那时候,我俩都在县城工作。他在农业局上班,我在一中当老师。我订婚的头两天我和四哥一起乘公共汽车回家。坐在我座位后面的一个后生一直用膝盖顶我的座位靠背,顶得我很不舒服,我说了一次,那后生把膝盖挪开了。过了一会儿,那人又把膝盖顶上来,我再回头说那人的时候,四哥突然从我身边站起来,挥拳就打向那人的肩膀,一边打一边吼了句:“你找死哩吧!”那人半天没反应过来,等他反应过来刚刚要站起来,四哥又是一拳,追加一句:“你他妈的想打架吗?”那人便乖乖地坐着不动了。
从小到大,我从来没有见过四哥跟人动过手,为了我这个妹妹,他竟出手打人。那一刻,我有些震惊,但同时,我是如此骄傲,觉得我四哥简直帅呆了!
成家立业,我们都忙着各自的一摊事情,我到北京后,更是每年回家的次数寥寥,大家见面聊天的机会很少。内心里,我对四哥的亲近一点都没有少。

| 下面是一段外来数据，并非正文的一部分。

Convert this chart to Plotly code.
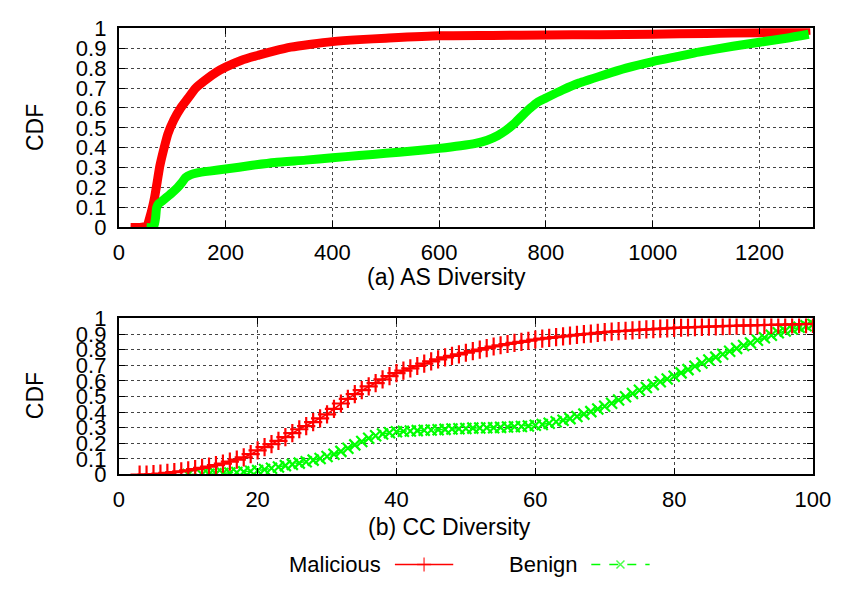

如今想来,在我的童年和青少年时期,四哥对我的爱护和陪伴满足了我许多心理需求。因为有和四哥的关系,我童年的丰富不仅仅是兄妹在一起打打闹闹,还有更多的人生的引领。
好像,四哥的样子就是我寻找人生伴侣的参照——聪明、帅气、仗义又爱我,然而兄妹情深,满世界也没有第二个男人如我四哥啊!